Random Jottings has a post on the dropping of the atomic bomb on Hiroshima. My comment:

The War Department ordered 750,000 Purple Heart medals for the invasion of Japan, to be awarded to servicemen killed or wounded. Because of the atomic bomb, they weren't needed, and were stored.

Some of them,  were awarded during the Korean War, the Vietnam War, and other conflicts. They are still being issued in Iraq and Afghanistan today.

All the combat seen by American forces since WWII still have not equaled the first installment of what was expected in Japan.
(The number actually awarded in WWII was about 965,000.)

In my opinion, the invasion of Japan would not have taken place even without use of the atomic bomb. The US would simply have continued the submarine campaign against Japanese shipping, and the air campaign against Japan itself, and starved and bombed Japan to death. This would have minimized Allied losses, while killing many times more Japanese, and destroying Japan as a nation, a culture, and a people.

One thing people don't grasp is that US war production was still ramping up when it ended. The US Navy canceled more aircraft carriers scheduled to be launched in 1946, than the Japanese Navy had built in its entire history. Henry Ford's production line for B-24 bombers had just gone into operation in Michigan. It took in aluminum stock at one end and launched a bomber every 60 minutes at the other. All that firepower, and nowhere to use it but Japan.

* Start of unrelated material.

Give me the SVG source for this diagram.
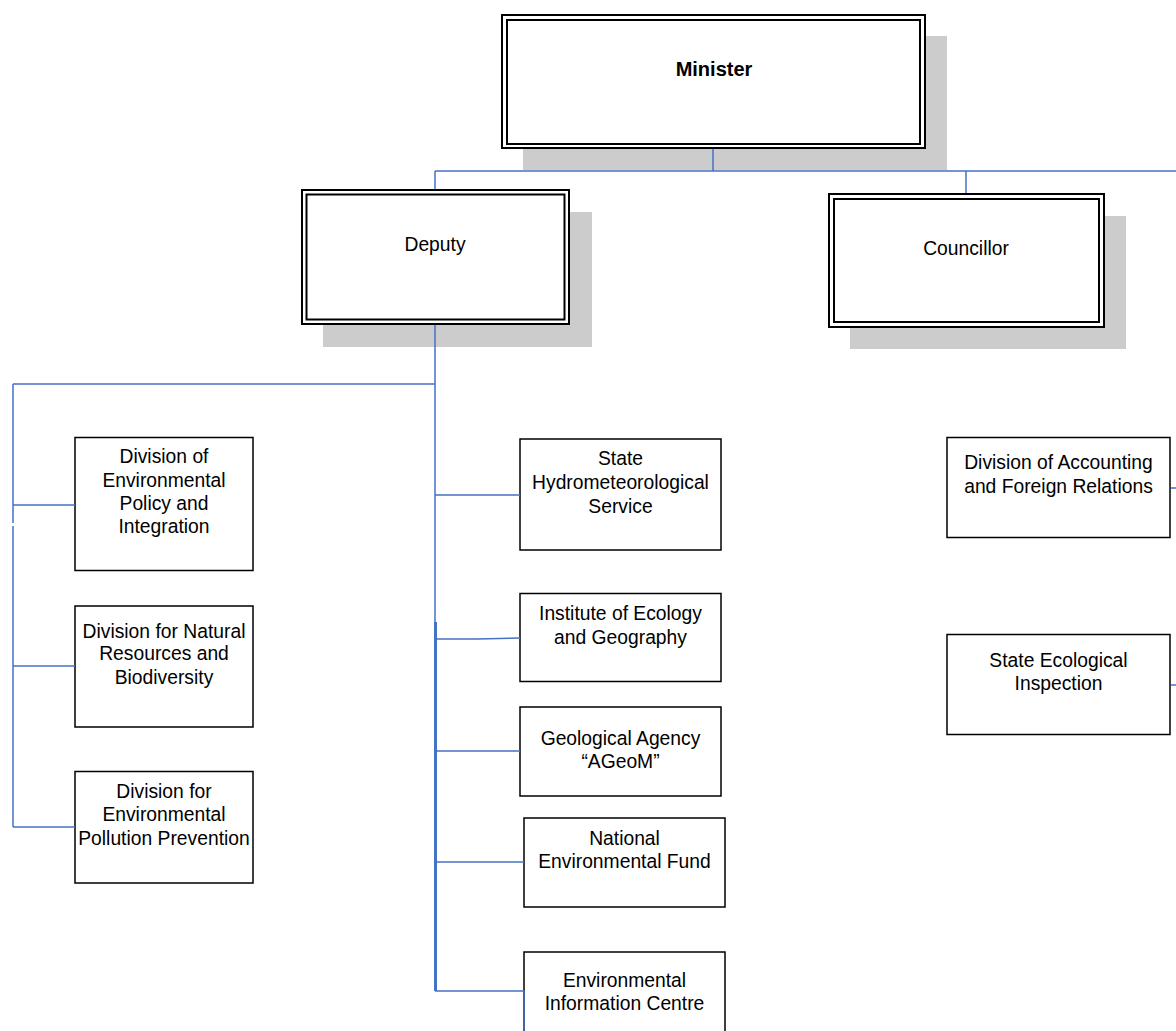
<svg xmlns="http://www.w3.org/2000/svg" width="1176" height="1031" viewBox="0 0 1176 1031">
<style>
.bg{fill:#ffffff}
.shadow{fill:#cccccc;stroke:none}
.outer{fill:#ffffff;stroke:#000000;stroke-width:2}
.inner{fill:none;stroke:#000000;stroke-width:2}
.box{fill:#ffffff;stroke:#000000;stroke-width:1.5}
.conn{fill:none;stroke:#4472c4;stroke-width:1.5}
.thick{fill:none;stroke:#4472c4;stroke-width:3}
text{font-family:"Liberation Sans",Arial,sans-serif;font-size:19.3px;fill:#000000;text-anchor:middle}
.bold{font-weight:bold;font-size:20px}
</style>
<rect class="bg" x="0" y="0" width="1176" height="1031"/>

<g id="minister">
  <rect class="shadow" x="523" y="36" width="424" height="134"/>
  <rect class="outer" x="502" y="15" width="423" height="133"/>
  <rect class="inner" x="507" y="20" width="413" height="124"/>
  <text class="bold" x="714" y="76">Minister</text>
</g>

<g id="deputy">
  <rect class="shadow" x="323" y="212" width="269" height="135"/>
  <rect class="outer" x="302" y="190" width="267" height="134"/>
  <rect class="inner" x="306.5" y="194.5" width="258" height="125"/>
  <text x="435" y="251">Deputy</text>
</g>

<g id="councillor">
  <rect class="shadow" x="850" y="216" width="276" height="133"/>
  <rect class="outer" x="829" y="194" width="275" height="133"/>
  <rect class="inner" x="834" y="199" width="265" height="123"/>
  <text x="966" y="255">Councillor</text>
</g>

<g id="div-policy">
  <rect class="box" x="75" y="437.5" width="178" height="133"/>
  <text x="164" y="463">Division of</text>
  <text x="164" y="486.5">Environmental</text>
  <text x="164" y="510">Policy and</text>
  <text x="164" y="533">Integration</text>
</g>

<g id="div-natural">
  <rect class="box" x="75" y="606" width="178" height="121"/>
  <text x="164" y="637.5">Division for Natural</text>
  <text x="164" y="660">Resources and</text>
  <text x="164" y="683.5">Biodiversity</text>
</g>

<g id="div-pollution">
  <rect class="box" x="75" y="771.5" width="178" height="111.5"/>
  <text x="164" y="797.5">Division for</text>
  <text x="164" y="821">Environmental</text>
  <text x="164" y="844.5">Pollution Prevention</text>
</g>

<g id="hydromet">
  <rect class="box" x="520" y="439" width="201" height="111"/>
  <text x="620.5" y="465">State</text>
  <text x="620.5" y="489">Hydrometeorological</text>
  <text x="620.5" y="512.5">Service</text>
</g>

<g id="ecology-institute">
  <rect class="box" x="520" y="593.5" width="201" height="88"/>
  <text x="620.5" y="620">Institute of Ecology</text>
  <text x="620.5" y="644">and Geography</text>
</g>

<g id="ageom">
  <rect class="box" x="520" y="707" width="201" height="89"/>
  <text x="620.5" y="745">Geological Agency</text>
  <text x="620.5" y="768">“AGeoM”</text>
</g>

<g id="env-fund">
  <rect class="box" x="524" y="818" width="201" height="89"/>
  <text x="624.5" y="845">National</text>
  <text x="624.5" y="868">Environmental Fund</text>
</g>

<g id="env-info">
  <rect class="box" x="524" y="952" width="201" height="90"/>
  <text x="624.5" y="987">Environmental</text>
  <text x="624.5" y="1010">Information Centre</text>
</g>

<g id="accounting">
  <rect class="box" x="947" y="437.5" width="223" height="100"/>
  <text x="1058.5" y="469">Division of Accounting</text>
  <text x="1058.5" y="492.5">and Foreign Relations</text>
</g>

<g id="inspection">
  <rect class="box" x="947" y="634.5" width="223" height="100"/>
  <text x="1058.5" y="666.5">State Ecological</text>
  <text x="1058.5" y="690">Inspection</text>
</g>

<g id="connectors">
  <path class="conn" d="M713,149 V171 M435,171 H1176 M435,171 V189 M966,171 V193"/>
  <path class="conn" d="M435,325 V991 M13,384 H435 M13,384 V523 M13,526 V827"/>
  <path class="thick" d="M435.5,622 V991"/>
  <path class="conn" d="M13,505 H75 M13,666 H75 M13,827 H75"/>
  <path class="conn" d="M435,495 H520 M435,639 H477 L520,638 M435,751 H520 M435,862 H524 M435,991 H524 V1031"/>
  <path class="conn" d="M1171,488 H1176 M1171,685 H1176"/>
</g>
</svg>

Most of those Purple Hearts  would have gone into storage anyway, The people who call the use of the atomic bomb a war crime, would be calling the failure to use it a war crime, with considerably more justification. It's very unlikely that I would be blogging about it, in either case, since my mother was working in a clerical position for Japanese Army Intelligence in Nagoya.

1 comment:

  1. The most lethal campaign by B-29s againt Japan was not the air raids on cities, but the air-interdiction of Japanese shipping and the bomber-dropped mining of Japanese ports, which effectively cut off sea lines of communication between Japan and the Asian mainland. This was devastating to the food supplies of the country.

    Japanese Navy Minister Yonai told American interrogators only two weeks after the surrender that America could probably have brought Japan to submission through mining and bombing of Japan's railroads without ever firebombing the cities.